PHOENIX — The Navajo Nation has dropped a legal claim that could have delayed formal certification of the general election results.

But the tribe still contends early voting procedures used in three Arizona counties violate the rights of tribal residents. And an attorney for the tribe, Patty Ferguson-Bohnee, said Monday that unless there is a deal, they will be back in court.

At a brief hearing Monday, U.S. District Judge Dominic Lanza agreed to essentially put the legal dispute on the back burner.

In a blistering statement from the bench, however, the judge blasted the tribe’s attorneys for waiting until this past Tuesday to file suit for a temporary restraining order on a narrow issue that would have delayed announcing a final vote tally for all races statewide.

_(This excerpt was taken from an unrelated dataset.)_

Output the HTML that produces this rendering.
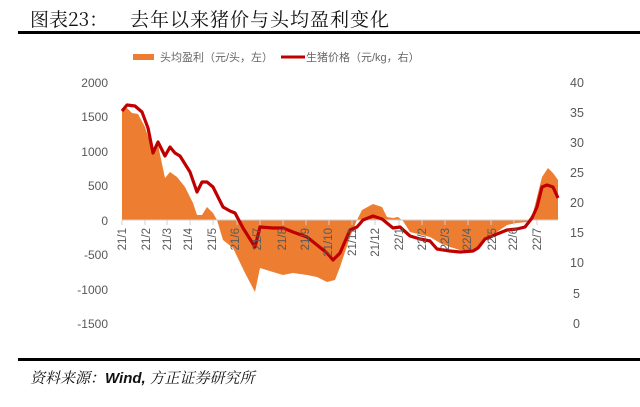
<!DOCTYPE html>
<html><head><meta charset="utf-8"><style>
body{margin:0;background:#fff;}
svg{display:block;}
</style></head><body>
<svg width="640" height="407" xmlns="http://www.w3.org/2000/svg" font-family="Liberation Sans, Noto Sans CJK SC, sans-serif">
<text x="30" y="26" font-size="19" fill="#111" font-family="Noto Serif CJK SC, Noto Sans CJK SC, serif">图表23：</text>
<text x="130" y="26" font-size="19" fill="#111" font-family="Noto Serif CJK SC, Noto Sans CJK SC, serif" letter-spacing="1">去年以来猪价与头均盈利变化</text>
<rect x="18" y="31" width="622" height="3" fill="#000"/>
<rect x="133" y="54" width="21" height="6" fill="#ED7D31"/>
<text x="160" y="61" font-size="11" fill="#666">头均盈利（元/头，左）</text>
<rect x="281" y="55.5" width="24" height="3" fill="#C00000"/>
<text x="306" y="61" font-size="11" fill="#666">生猪价格（元/kg，右）</text>
<g font-size="12" fill="#595959" text-anchor="end">
<text x="108" y="87">2000</text><text x="108" y="121">1500</text><text x="108" y="156">1000</text><text x="108" y="190">500</text><text x="108" y="225">0</text><text x="108" y="259">-500</text><text x="108" y="294">-1000</text><text x="108" y="328">-1500</text>
</g>
<g font-size="12.5" fill="#595959" text-anchor="start">
<text x="570" y="87">40</text><text x="570" y="117">35</text><text x="570" y="147">30</text><text x="570" y="177">25</text><text x="570" y="207">20</text><text x="570" y="237">15</text><text x="570" y="267">10</text><text x="573" y="298">5</text><text x="573" y="328">0</text>
</g>
<path fill="#ED7D31" d="M122,220 L122,110 127,108 132,113 138,114 145,127 153,153 158,145 165,178 170,172 177,177 185,187 193,203 197,215 202,215 207,207 213,213 217,220 223,240 233,248 245,273 255,292 260,268 273,272 283,275 293,273 307,275 317,277 327,282 335,280 340,267 350,237 357,220 362,210 373,204 382,207 387,217 393,218 398,217 403,221 410,232 418,234 430,237 440,243 450,247 460,250 470,250 477,248 487,237 497,232 507,225 517,223 527,222 533,213 542,177 548,168 553,173 558,180 558,220 Z"/>
<line x1="122" y1="220" x2="558" y2="220" stroke="#d0d0d0" stroke-width="1"/>
<g stroke="#d0d0d0" stroke-width="1">
<line x1="122" y1="220" x2="122" y2="225"/><line x1="145" y1="220" x2="145" y2="225"/><line x1="167" y1="220" x2="167" y2="225"/><line x1="190" y1="220" x2="190" y2="225"/><line x1="213" y1="220" x2="213" y2="225"/><line x1="237" y1="220" x2="237" y2="225"/><line x1="260" y1="220" x2="260" y2="225"/><line x1="283" y1="220" x2="283" y2="225"/><line x1="306" y1="220" x2="306" y2="225"/><line x1="329" y1="220" x2="329" y2="225"/><line x1="352" y1="220" x2="352" y2="225"/><line x1="375" y1="220" x2="375" y2="225"/><line x1="399" y1="220" x2="399" y2="225"/><line x1="422" y1="220" x2="422" y2="225"/><line x1="445" y1="220" x2="445" y2="225"/><line x1="468" y1="220" x2="468" y2="225"/><line x1="491" y1="220" x2="491" y2="225"/><line x1="514" y1="220" x2="514" y2="225"/><line x1="537" y1="220" x2="537" y2="225"/>
</g>
<polyline fill="none" stroke="#C00000" stroke-width="3.2" stroke-linejoin="round" points="122,111 127,105 135,106 142,112 148,128 153,153 158,142 165,156 170,147 175,153 180,156 190,172 197,192 202,182 207,182 213,187 223,207 230,211 235,213 243,228 255,247 260,227 273,228 283,228 293,232 307,237 317,245 327,253 333,260 340,253 350,230 357,227 363,220 373,216 382,219 393,228 400,227 410,236 420,239 430,241 437,249 450,251 460,252 473,251 478,248 485,239 497,234 507,230 517,229 525,227 532,218 537,207 542,187 547,185 553,187 558,198"/>
<g font-size="11.5" fill="#595959" text-anchor="end">
<text transform="translate(126,228) rotate(-90)">21/1</text>
<text transform="translate(150,228) rotate(-90)">21/2</text>
<text transform="translate(171,228) rotate(-90)">21/3</text>
<text transform="translate(192,228) rotate(-90)">21/4</text>
<text transform="translate(216,228) rotate(-90)">21/5</text>
<text transform="translate(239,228) rotate(-90)">21/6</text>
<text transform="translate(261,228) rotate(-90)">21/7</text>
<text transform="translate(286,228) rotate(-90)">21/8</text>
<text transform="translate(309,228) rotate(-90)">21/9</text>
<text transform="translate(332,228) rotate(-90)">21/10</text>
<text transform="translate(356,228) rotate(-90)">21/11</text>
<text transform="translate(379,228) rotate(-90)">21/12</text>
<text transform="translate(403,228) rotate(-90)">22/1</text>
<text transform="translate(426,228) rotate(-90)">22/2</text>
<text transform="translate(449,228) rotate(-90)">22/3</text>
<text transform="translate(471,228) rotate(-90)">22/4</text>
<text transform="translate(496,228) rotate(-90)">22/5</text>
<text transform="translate(517,228) rotate(-90)">22/6</text>
<text transform="translate(541,228) rotate(-90)">22/7</text>
</g>
<rect x="18" y="358" width="622" height="3" fill="#000"/>
<text x="30" y="383" font-size="15" font-style="italic" fill="#111" font-family="Noto Serif CJK SC, Noto Sans CJK SC, serif">资料来源：<tspan font-family="Liberation Sans, sans-serif" font-weight="bold">Wind,</tspan> 方正证券研究所</text>
</svg>
</body></html>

“They dumped a poorly thought out TRO in the court’s lap right before Thanksgiving,” Lanza said, saying it caused “unnecessary hardship” for the court and for the state and the three counties. “That shouldn’t happen.”

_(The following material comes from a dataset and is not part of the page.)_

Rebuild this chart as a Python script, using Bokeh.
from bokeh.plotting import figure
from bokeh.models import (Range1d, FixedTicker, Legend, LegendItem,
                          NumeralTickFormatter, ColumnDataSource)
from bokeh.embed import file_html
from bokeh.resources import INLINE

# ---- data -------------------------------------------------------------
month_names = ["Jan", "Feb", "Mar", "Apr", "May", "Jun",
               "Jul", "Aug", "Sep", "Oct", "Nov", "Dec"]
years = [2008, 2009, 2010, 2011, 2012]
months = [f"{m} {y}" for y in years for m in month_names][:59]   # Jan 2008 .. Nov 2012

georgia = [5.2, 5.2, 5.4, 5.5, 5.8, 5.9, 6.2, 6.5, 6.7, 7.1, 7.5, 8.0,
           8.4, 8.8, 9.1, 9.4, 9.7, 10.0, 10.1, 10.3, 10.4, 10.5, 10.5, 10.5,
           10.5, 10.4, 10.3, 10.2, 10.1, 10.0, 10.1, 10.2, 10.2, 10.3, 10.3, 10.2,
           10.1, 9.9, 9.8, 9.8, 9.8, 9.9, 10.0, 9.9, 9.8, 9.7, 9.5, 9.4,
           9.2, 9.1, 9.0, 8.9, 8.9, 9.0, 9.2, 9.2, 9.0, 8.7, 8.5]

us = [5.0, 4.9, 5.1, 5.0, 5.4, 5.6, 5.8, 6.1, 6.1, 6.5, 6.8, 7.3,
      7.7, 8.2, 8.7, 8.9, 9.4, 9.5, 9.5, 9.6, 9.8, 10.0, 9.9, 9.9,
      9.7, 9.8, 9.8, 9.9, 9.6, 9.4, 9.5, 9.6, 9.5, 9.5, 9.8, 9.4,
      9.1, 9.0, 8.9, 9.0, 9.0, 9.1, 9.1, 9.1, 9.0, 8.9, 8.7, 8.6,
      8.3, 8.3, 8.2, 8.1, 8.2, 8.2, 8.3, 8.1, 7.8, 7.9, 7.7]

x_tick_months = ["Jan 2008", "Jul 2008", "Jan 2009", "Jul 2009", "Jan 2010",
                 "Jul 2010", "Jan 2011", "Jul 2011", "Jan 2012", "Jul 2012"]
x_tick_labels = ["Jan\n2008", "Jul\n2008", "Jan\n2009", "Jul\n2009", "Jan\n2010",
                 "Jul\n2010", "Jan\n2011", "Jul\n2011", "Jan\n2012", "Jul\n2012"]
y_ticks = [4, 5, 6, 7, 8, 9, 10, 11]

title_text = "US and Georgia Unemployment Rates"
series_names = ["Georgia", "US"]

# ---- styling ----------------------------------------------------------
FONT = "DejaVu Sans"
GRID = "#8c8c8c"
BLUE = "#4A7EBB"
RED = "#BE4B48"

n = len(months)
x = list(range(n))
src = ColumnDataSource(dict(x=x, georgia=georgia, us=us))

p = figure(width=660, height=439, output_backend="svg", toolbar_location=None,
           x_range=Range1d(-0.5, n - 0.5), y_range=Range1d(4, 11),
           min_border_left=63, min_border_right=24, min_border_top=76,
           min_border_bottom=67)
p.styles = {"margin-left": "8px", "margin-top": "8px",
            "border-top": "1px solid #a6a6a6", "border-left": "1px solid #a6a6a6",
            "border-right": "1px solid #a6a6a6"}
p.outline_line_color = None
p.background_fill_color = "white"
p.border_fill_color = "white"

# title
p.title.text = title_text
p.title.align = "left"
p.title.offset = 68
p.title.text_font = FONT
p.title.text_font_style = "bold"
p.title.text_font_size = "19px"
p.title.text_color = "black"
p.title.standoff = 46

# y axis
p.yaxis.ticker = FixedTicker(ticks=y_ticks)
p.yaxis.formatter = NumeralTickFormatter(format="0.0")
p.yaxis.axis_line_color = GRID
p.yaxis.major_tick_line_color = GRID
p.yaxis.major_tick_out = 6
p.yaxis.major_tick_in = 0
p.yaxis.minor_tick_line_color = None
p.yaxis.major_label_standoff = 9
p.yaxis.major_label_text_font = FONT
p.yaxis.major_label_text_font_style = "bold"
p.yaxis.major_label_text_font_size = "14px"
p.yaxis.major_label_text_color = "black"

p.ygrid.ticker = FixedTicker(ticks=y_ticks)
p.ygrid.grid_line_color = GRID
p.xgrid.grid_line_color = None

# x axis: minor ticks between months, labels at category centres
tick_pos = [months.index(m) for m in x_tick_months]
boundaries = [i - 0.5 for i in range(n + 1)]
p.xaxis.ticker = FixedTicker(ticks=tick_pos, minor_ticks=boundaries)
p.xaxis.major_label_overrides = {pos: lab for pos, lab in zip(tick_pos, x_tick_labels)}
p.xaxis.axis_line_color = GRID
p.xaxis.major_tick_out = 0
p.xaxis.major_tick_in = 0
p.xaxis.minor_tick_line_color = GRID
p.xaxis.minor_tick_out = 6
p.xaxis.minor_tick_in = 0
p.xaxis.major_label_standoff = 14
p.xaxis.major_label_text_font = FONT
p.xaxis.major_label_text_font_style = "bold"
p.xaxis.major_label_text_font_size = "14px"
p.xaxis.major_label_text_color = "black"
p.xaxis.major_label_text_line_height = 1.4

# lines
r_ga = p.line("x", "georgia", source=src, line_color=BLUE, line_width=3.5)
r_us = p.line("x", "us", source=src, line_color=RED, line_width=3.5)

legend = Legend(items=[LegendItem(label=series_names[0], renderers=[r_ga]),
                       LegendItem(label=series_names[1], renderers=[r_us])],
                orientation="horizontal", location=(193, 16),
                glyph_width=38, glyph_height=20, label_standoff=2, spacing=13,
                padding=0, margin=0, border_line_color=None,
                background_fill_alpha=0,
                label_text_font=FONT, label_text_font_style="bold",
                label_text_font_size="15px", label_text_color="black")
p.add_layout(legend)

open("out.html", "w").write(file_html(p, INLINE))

Lanza pointed out that many of the legal issues raised by the tribe are not new.

For example, the lawsuit cites the lack of early voting sites on the reservation and the lack of people at these sites to provide instructions in the Dine language on how to properly fill out and sign ballots. The situation is complicated because there are no written instructions, as the Navajo language is strictly oral.

“The issues rose weeks, if not months, before the election,” and could have been dealt with at that time, Lanza said.

Ferguson-Bohnee said there was an issue that was not known until after the Nov. 6 election: the refusal of election officials to allow about 100 reservation residents who had not signed their early ballot envelopes the opportunity to go to county offices to fix the problem.

But Lanza was not impressed, pointing out that those ballots would have affected only one school board race in Apache County where the results were close.

Yet giving more time to fix just those ballots would have delayed formal certification of election results statewide set for this coming Monday. Absent that formal canvass, no one who was elected on Nov. 6 could take office.

With the issue of those ballots now dropped, that leaves what Ferguson-Bohnee says are voting practices that effectively give fewer rights to reservation residents.

Key is the issue of early voting centers.

Most Arizonans request early ballots, which are mailed to their homes. They can be filled out and mailed back or dropped off at early voting centers.

One problem, the tribe contends, is that there are no written instructions provided in the Dine language. And the lawsuit says the counties provided no radio announcements or other communications in the Navajo language explaining the legal requirements.

A reservation resident who is unsure of how to fill out the ballot and requirements to sign the envelope needs to go to a voting center for help. Navajo County, for example, had a voting center open from Oct. 10 through Nov. 2 at the county recorder’s office. But in Kayenta, one voting center at the flea market was open for just five hours on Oct. 10; another was open, also for five hours on Oct. 19.

There were only three other one-day, five-hour opportunities spread throughout the reservation — the largest reservation in the country.

“It can’t be that someone in Kayenta has 10 hours while someone in Holbook has the whole early voting period,” Ferguson-Bohnee said. “That’s not equal access.”

Forcing reservation residents who need help to drive long distances — it’s about three hours from Kayenta to Holbrook — also is not an answer, she said.

She told the judge that officials in Apache, Navajo and Coconino counties “have agreed to work with the Navajo Nation to resolve the voting problems.”